• Short problem
Output all the data exactly. Pictures do not belong in the copy.
──────── Supplied material
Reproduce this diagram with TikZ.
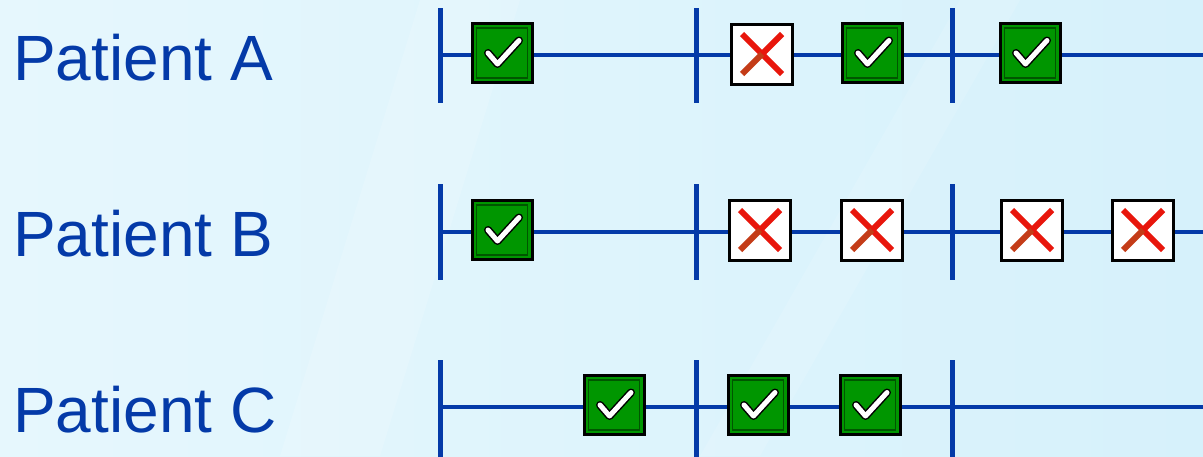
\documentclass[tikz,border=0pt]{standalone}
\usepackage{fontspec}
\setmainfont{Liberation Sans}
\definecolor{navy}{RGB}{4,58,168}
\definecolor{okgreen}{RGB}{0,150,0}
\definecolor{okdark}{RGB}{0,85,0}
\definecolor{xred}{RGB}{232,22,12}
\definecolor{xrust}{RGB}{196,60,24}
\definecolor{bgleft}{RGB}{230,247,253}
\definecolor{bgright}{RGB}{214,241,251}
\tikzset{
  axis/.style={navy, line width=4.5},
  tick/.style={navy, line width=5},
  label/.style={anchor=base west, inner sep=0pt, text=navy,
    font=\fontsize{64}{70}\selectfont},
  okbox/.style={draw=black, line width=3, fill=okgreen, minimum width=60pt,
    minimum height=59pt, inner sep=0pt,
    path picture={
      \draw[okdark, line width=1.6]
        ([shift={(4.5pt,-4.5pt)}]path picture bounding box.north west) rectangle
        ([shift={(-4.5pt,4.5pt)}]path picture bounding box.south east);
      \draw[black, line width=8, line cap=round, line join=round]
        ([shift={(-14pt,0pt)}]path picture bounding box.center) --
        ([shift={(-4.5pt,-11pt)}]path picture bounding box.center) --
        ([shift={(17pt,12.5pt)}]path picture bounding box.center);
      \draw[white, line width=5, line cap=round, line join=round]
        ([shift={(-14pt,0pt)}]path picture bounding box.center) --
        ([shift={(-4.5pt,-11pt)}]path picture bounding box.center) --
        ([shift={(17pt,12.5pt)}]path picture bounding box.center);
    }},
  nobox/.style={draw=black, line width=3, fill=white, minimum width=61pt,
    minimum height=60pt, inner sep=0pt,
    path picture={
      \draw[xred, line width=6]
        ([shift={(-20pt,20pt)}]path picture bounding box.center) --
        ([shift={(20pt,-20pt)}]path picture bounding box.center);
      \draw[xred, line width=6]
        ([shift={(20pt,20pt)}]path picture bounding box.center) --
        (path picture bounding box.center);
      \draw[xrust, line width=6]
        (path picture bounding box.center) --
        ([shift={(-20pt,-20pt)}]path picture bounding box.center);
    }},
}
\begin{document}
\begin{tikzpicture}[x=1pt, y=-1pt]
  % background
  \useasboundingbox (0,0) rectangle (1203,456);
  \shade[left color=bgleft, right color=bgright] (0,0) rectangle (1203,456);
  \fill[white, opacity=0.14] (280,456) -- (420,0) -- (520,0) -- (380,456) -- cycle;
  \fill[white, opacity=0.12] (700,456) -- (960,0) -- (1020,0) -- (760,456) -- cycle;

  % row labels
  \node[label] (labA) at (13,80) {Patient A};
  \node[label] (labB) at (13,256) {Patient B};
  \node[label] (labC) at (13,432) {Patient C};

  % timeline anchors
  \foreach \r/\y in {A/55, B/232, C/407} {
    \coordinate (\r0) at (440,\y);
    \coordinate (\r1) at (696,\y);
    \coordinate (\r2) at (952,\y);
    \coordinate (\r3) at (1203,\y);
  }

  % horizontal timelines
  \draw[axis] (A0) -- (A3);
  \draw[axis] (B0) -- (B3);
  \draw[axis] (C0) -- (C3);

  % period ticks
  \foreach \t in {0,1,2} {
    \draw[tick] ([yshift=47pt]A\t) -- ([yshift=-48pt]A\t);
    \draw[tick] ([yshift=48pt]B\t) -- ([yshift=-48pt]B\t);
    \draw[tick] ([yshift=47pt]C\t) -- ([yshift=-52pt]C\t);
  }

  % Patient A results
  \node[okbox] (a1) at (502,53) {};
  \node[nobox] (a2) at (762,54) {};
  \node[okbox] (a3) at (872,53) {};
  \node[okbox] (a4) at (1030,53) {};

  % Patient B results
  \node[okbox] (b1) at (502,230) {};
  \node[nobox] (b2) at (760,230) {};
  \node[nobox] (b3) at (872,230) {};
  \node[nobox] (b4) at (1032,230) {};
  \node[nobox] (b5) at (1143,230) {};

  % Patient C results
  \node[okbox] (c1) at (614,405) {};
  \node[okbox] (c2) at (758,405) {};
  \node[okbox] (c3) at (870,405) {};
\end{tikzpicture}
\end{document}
────────────────
• Exercise output
Reproduce this diagram with TikZ.
\documentclass[tikz,border=0pt]{standalone}
\usepackage{fontspec}
\setmainfont{Liberation Sans}
\definecolor{navy}{RGB}{4,58,168}
\definecolor{okgreen}{RGB}{0,150,0}
\definecolor{okdark}{RGB}{0,85,0}
\definecolor{xred}{RGB}{232,22,12}
\definecolor{xrust}{RGB}{196,60,24}
\definecolor{bgleft}{RGB}{230,247,253}
\definecolor{bgright}{RGB}{214,241,251}
\tikzset{
  axis/.style={navy, line width=4.5},
  tick/.style={navy, line width=5},
  label/.style={anchor=base west, inner sep=0pt, text=navy,
    font=\fontsize{64}{70}\selectfont},
  okbox/.style={draw=black, line width=3, fill=okgreen, minimum width=60pt,
    minimum height=59pt, inner sep=0pt,
    path picture={
      \draw[okdark, line width=1.6]
        ([shift={(4.5pt,-4.5pt)}]path picture bounding box.north west) rectangle
        ([shift={(-4.5pt,4.5pt)}]path picture bounding box.south east);
      \draw[black, line width=8, line cap=round, line join=round]
        ([shift={(-14pt,0pt)}]path picture bounding box.center) --
        ([shift={(-4.5pt,-11pt)}]path picture bounding box.center) --
        ([shift={(17pt,12.5pt)}]path picture bounding box.center);
      \draw[white, line width=5, line cap=round, line join=round]
        ([shift={(-14pt,0pt)}]path picture bounding box.center) --
        ([shift={(-4.5pt,-11pt)}]path picture bounding box.center) --
        ([shift={(17pt,12.5pt)}]path picture bounding box.center);
    }},
  nobox/.style={draw=black, line width=3, fill=white, minimum width=61pt,
    minimum height=60pt, inner sep=0pt,
    path picture={
      \draw[xred, line width=6]
        ([shift={(-20pt,20pt)}]path picture bounding box.center) --
        ([shift={(20pt,-20pt)}]path picture bounding box.center);
      \draw[xred, line width=6]
        ([shift={(20pt,20pt)}]path picture bounding box.center) --
        (path picture bounding box.center);
      \draw[xrust, line width=6]
        (path picture bounding box.center) --
        ([shift={(-20pt,-20pt)}]path picture bounding box.center);
    }},
}
\begin{document}
\begin{tikzpicture}[x=1pt, y=-1pt]
  % background
  \useasboundingbox (0,0) rectangle (1203,456);
  \shade[left color=bgleft, right color=bgright] (0,0) rectangle (1203,456);
  \fill[white, opacity=0.14] (280,456) -- (420,0) -- (520,0) -- (380,456) -- cycle;
  \fill[white, opacity=0.12] (700,456) -- (960,0) -- (1020,0) -- (760,456) -- cycle;

  % row labels
  \node[label] (labA) at (13,80) {Patient A};
  \node[label] (labB) at (13,256) {Patient B};
  \node[label] (labC) at (13,432) {Patient C};

  % timeline anchors
  \foreach \r/\y in {A/55, B/232, C/407} {
    \coordinate (\r0) at (440,\y);
    \coordinate (\r1) at (696,\y);
    \coordinate (\r2) at (952,\y);
    \coordinate (\r3) at (1203,\y);
  }

  % horizontal timelines
  \draw[axis] (A0) -- (A3);
  \draw[axis] (B0) -- (B3);
  \draw[axis] (C0) -- (C3);

  % period ticks
  \foreach \t in {0,1,2} {
    \draw[tick] ([yshift=47pt]A\t) -- ([yshift=-48pt]A\t);
    \draw[tick] ([yshift=48pt]B\t) -- ([yshift=-48pt]B\t);
    \draw[tick] ([yshift=47pt]C\t) -- ([yshift=-52pt]C\t);
  }

  % Patient A results
  \node[okbox] (a1) at (502,53) {};
  \node[nobox] (a2) at (762,54) {};
  \node[okbox] (a3) at (872,53) {};
  \node[okbox] (a4) at (1030,53) {};

  % Patient B results
  \node[okbox] (b1) at (502,230) {};
  \node[nobox] (b2) at (760,230) {};
  \node[nobox] (b3) at (872,230) {};
  \node[nobox] (b4) at (1032,230) {};
  \node[nobox] (b5) at (1143,230) {};

  % Patient C results
  \node[okbox] (c1) at (614,405) {};
  \node[okbox] (c2) at (758,405) {};
  \node[okbox] (c3) at (870,405) {};
\end{tikzpicture}
\end{document}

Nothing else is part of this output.